BONUS: Don’t think. Do it:

I know what you’re thinking. “Holy crap, I need to run a Spartan Race.” Yes, yes you do. So here is a link to find the races run all over the world.

On the flip side, you might have no desire to run a Spartan Race or even a 5K for that matter. Maybe that is easy peasy lemon squeezy for you, or maybe you would rather hang out with my four sons for a night, after giving them each a two liter of Mountain Dew than run a race. No matter which spot you are in, I have no doubt that there is something in your mind right now that you want to do. Something you have been thinking about doing for a while, but have yet to pull the trigger on.

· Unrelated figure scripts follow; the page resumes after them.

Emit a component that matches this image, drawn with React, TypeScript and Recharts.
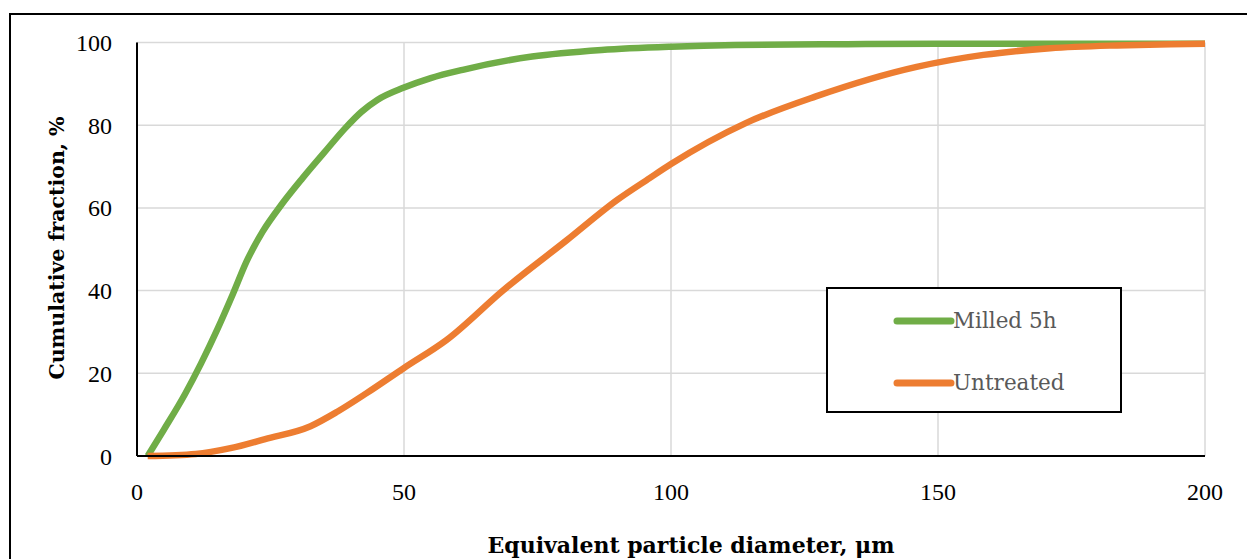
import React from 'react';
import { LineChart, Line, XAxis, YAxis, CartesianGrid, Legend } from 'recharts';

const milledX = [2, 5, 9, 12, 15, 18, 20.5, 23.5, 27, 31, 35, 39, 42, 45, 50, 55, 61, 74, 87, 100, 112, 133, 150, 175, 200];
const milledY = [0, 6.3, 15, 22.4, 30.5, 39.3, 47, 54.2, 60.7, 67.2, 73.3, 79.3, 83.2, 86.1, 89.1, 91.4, 93.4, 96.6, 98.2, 99.0, 99.4, 99.6, 99.7, 99.7, 99.7];
const untreatedX = [2, 11, 17.5, 24, 32.5, 37.5, 43, 50, 58, 68.6, 80.5, 90, 96, 100, 114, 127, 146, 158.5, 171, 183.5, 193.5, 200];
const untreatedY = [0, 0.5, 1.9, 4.1, 7.2, 10.7, 15.2, 21.3, 28.1, 40.1, 52.2, 62, 67.2, 70.6, 80.5, 86.9, 94.1, 97.0, 98.6, 99.3, 99.6, 99.7];
const xTicks = [0, 50, 100, 150, 200];
const yTicks = [0, 20, 40, 60, 80, 100];
const seriesNames = ['Milled 5h', 'Untreated'];
const seriesColors = ['#70AD47', '#ED7D31'];
const xTitle = 'Equivalent particle diameter, \u03bcm';
const yTitle = 'Cumulative fraction, %';

const milledData = milledX.map((x, i) => ({ x, y: milledY[i] }));
const untreatedData = untreatedX.map((x, i) => ({ x, y: untreatedY[i] }));

const TICK_FONT = "'Liberation Serif', serif";
const TITLE_FONT = "'DejaVu Serif', serif";

const XTitle = (props: any) => {
  const vb = props.viewBox || {};
  return (
    <text x={vb.x + vb.width / 2 + 20} y={545} textAnchor="middle" fontFamily={TITLE_FONT} fontWeight="bold" fontSize={22} fill="#000">
      {xTitle}
    </text>
  );
};

const YTitle = () => {
  const cx = 49;
  const cy = 240;
  return (
    <text x={cx} y={cy} transform={`rotate(-90, ${cx}, ${cy})`} textAnchor="middle" dominantBaseline="central" fontFamily={TITLE_FONT} fontWeight="bold" fontSize={20.5} fill="#000">
      {yTitle}
    </text>
  );
};

const LegendContent = (props: any) => {
  const payload = props.payload || [];
  return (
    <div style={{ position: 'relative', width: '100%', height: '100%' }}>
      {payload.map((p: any, i: number) => (
        <div key={i} style={{ position: 'absolute', left: 65, top: 17 + i * 62, height: 30, display: 'flex', alignItems: 'center' }}>
          <svg width={62} height={10} style={{ display: 'block' }}>
            <line x1={4} y1={5} x2={58} y2={5} stroke={p.color} strokeWidth={7} strokeLinecap="round" />
          </svg>
          <span style={{ fontFamily: TITLE_FONT, fontSize: 21.5, color: '#595959', lineHeight: '30px', marginLeft: -2 }}>{p.value}</span>
        </div>
      ))}
    </div>
  );
};

export default function App() {
  return (
    <div style={{ position: 'relative', width: 1247, height: 551, overflow: 'hidden' }}>
      <div style={{ position: 'absolute', left: 1, top: 5, width: 3000, height: 3000, border: '2px solid #000' }} />
      <div style={{ position: 'absolute', left: 0, top: 0 }}>
        <LineChart width={1247} height={551} margin={{ top: 34.5, right: 50, bottom: 43, left: 59 }}>
          <CartesianGrid stroke="#d9d9d9" strokeWidth={1.5} />
          <XAxis
            type="number"
            dataKey="x"
            domain={[0, 200]}
            ticks={xTicks}
            height={60}
            tickLine={false}
            tickSize={0}
            tickMargin={27}
            axisLine={{ stroke: '#000', strokeWidth: 2 }}
            tick={{ fontFamily: TICK_FONT, fontSize: 24, fill: '#000' }}
            label={<XTitle />}
            allowDuplicatedCategory={false}
          />
          <YAxis
            type="number"
            dataKey="y"
            domain={[0, 100]}
            ticks={yTicks}
            width={70}
            tickLine={false}
            tickSize={0}
            tickMargin={25}
            axisLine={{ stroke: '#000', strokeWidth: 2 }}
            tick={{ fontFamily: TICK_FONT, fontSize: 24, fill: '#000' }}
            label={<YTitle />}
          />
          <Legend
            layout="vertical"
            align="center"
            verticalAlign="middle"
            content={<LegendContent />}
            wrapperStyle={{ position: 'absolute', left: 818, top: 279, width: 296, height: 126, border: '2px solid #000', boxSizing: 'border-box', background: '#fff' }}
          />
          <Line data={milledData} dataKey="y" name={seriesNames[0]} type="monotone" stroke={seriesColors[0]} strokeWidth={6.5} dot={false} activeDot={false} isAnimationActive={false} />
          <Line data={untreatedData} dataKey="y" name={seriesNames[1]} type="monotone" stroke={seriesColors[1]} strokeWidth={6.5} dot={false} activeDot={false} isAnimationActive={false} />
        </LineChart>
      </div>
    </div>
  );
}
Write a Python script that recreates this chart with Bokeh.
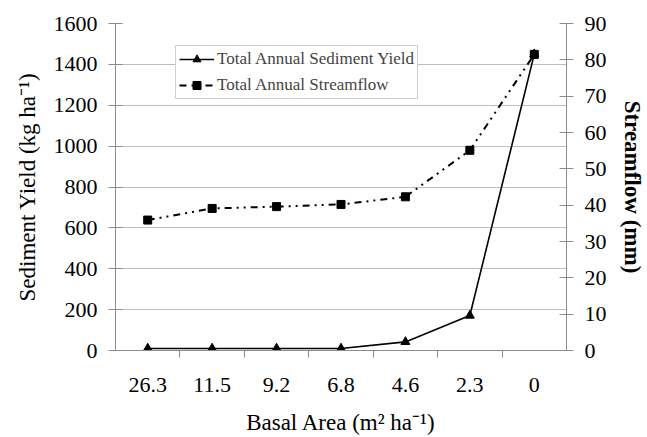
from bokeh.plotting import figure
from bokeh.models import (Range1d, LinearAxis, SingleIntervalTicker, FixedTicker,
                          Legend, LegendItem, ColumnDataSource)
from bokeh.embed import file_html
from bokeh.resources import INLINE

# ---- data ----
basal_area = ["26.3", "11.5", "9.2", "6.8", "4.6", "2.3", "0"]
sediment_yield = [10, 10, 10, 10, 42, 171, 1450]          # kg ha-1
streamflow = [35.9, 39.1, 39.6, 40.2, 42.3, 55.1, 81.5]   # mm

xpos = [i + 0.5 for i in range(len(basal_area))]
src = ColumnDataSource(dict(x=xpos, sed=sediment_yield, sf=streamflow))

FONT = "Liberation Serif"
GRAY = "#8c8c8c"

p = figure(width=647, height=437, output_backend="svg", toolbar_location=None,
           x_range=Range1d(0, len(basal_area)), y_range=Range1d(0, 1600),
           min_border_left=115, min_border_right=76, min_border_top=23,
           min_border_bottom=87, outline_line_color=None)
p.extra_y_ranges = {"sf": Range1d(0, 90)}

# x axis: labels at category centers, ticks at boundaries
p.xaxis.ticker = FixedTicker(ticks=xpos, minor_ticks=list(range(1, len(basal_area))))
p.xaxis.major_label_overrides = {x: lab for x, lab in zip(xpos, basal_area)}
p.xaxis.major_tick_line_color = None
p.xaxis.major_tick_in = 0
p.xaxis.major_tick_out = 7
p.xaxis.minor_tick_line_color = GRAY
p.xaxis.minor_tick_in = 0
p.xaxis.minor_tick_out = 7
p.xaxis.axis_line_color = GRAY
p.xaxis.axis_label = "Basal Area (m\u00b2 ha\u207b\u00b9)"
p.xaxis.major_label_standoff = 20
p.xaxis.axis_label_standoff = 15

# left axis
p.yaxis.ticker = SingleIntervalTicker(interval=200)
p.yaxis.axis_label = "Sediment Yield (kg ha\u207b\u00b9)"
p.yaxis.axis_line_color = GRAY
p.yaxis.major_tick_line_color = GRAY
p.yaxis.major_tick_in = 7
p.yaxis.major_tick_out = 7
p.yaxis.minor_tick_line_color = None
p.yaxis.major_label_standoff = 11
p.yaxis.axis_label_standoff = 11

# right axis
ra = LinearAxis(y_range_name="sf", ticker=SingleIntervalTicker(interval=10),
                axis_label="Streamflow (mm)")
ra.axis_line_color = GRAY
ra.major_tick_line_color = GRAY
ra.major_tick_in = 7
ra.major_tick_out = 7
ra.minor_tick_line_color = None
ra.major_label_standoff = 11
ra.axis_label_standoff = 10
ra.axis_label_text_font_style = "bold"
p.add_layout(ra, "right")

for ax in [p.xaxis[0], p.yaxis[0], ra]:
    ax.major_label_text_font = FONT
    ax.major_label_text_font_size = "22px"
    ax.major_label_text_color = "black"
    ax.axis_label_text_font = FONT
    ax.axis_label_text_font_size = "23px"
    ax.axis_label_text_color = "black"
p.yaxis[0].axis_label_text_font_style = "normal"
p.xaxis[0].axis_label_text_font_style = "normal"

p.xgrid.grid_line_color = None
p.ygrid.grid_line_color = "#bdbdbd"
p.ygrid.grid_line_width = 1.2
p.ygrid.ticker = SingleIntervalTicker(interval=200)

# series
l1 = p.line("x", "sed", source=src, line_color="black", line_width=1.6)
m1 = p.scatter("x", "sed", source=src, marker="triangle", size=9,
               fill_color="black", line_color="black")
l2 = p.line("x", "sf", source=src, y_range_name="sf", line_color="black",
            line_width=2, line_dash="7 5 2 5 2 5")
m2 = p.scatter("x", "sf", source=src, y_range_name="sf", marker="square", size=8,
               fill_color="black", line_color="black")

legend = Legend(items=[
    LegendItem(label="Total Annual Sediment Yield", renderers=[l1, m1]),
    LegendItem(label="Total Annual Streamflow", renderers=[l2, m2]),
], location=(60, 251))
legend.label_text_font = FONT
legend.label_text_font_size = "17px"
legend.glyph_width = 35
legend.glyph_height = 20
legend.label_height = 20
legend.label_standoff = 3
legend.spacing = 6
legend.padding = 3
legend.margin = 0
legend.border_line_color = "#a0a0a0"
legend.border_line_width = 1.2
legend.background_fill_alpha = 1
p.add_layout(legend, "center")

open("out.html", "w").write(file_html(p, INLINE))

I am going to take a moment and encourage you to do it. Stop waiting to live your life to the fullest because of excuses and or fear. Take the plunge, burn your ships, and rule the world of you. Here is the God honest truth. Only you control you. Nobody else determines the satisfaction of your life. Sure, they might be able to influence you in a negative or positive way, but you and you alone determine if you look back at the end with a sense of satisfaction or regret. So, take your fears by the horns and smash them. Sign yourself up for that race, write that blog, start that business. Do the things that scare you because at the end of the day even failure can become positive if you are willing to learn.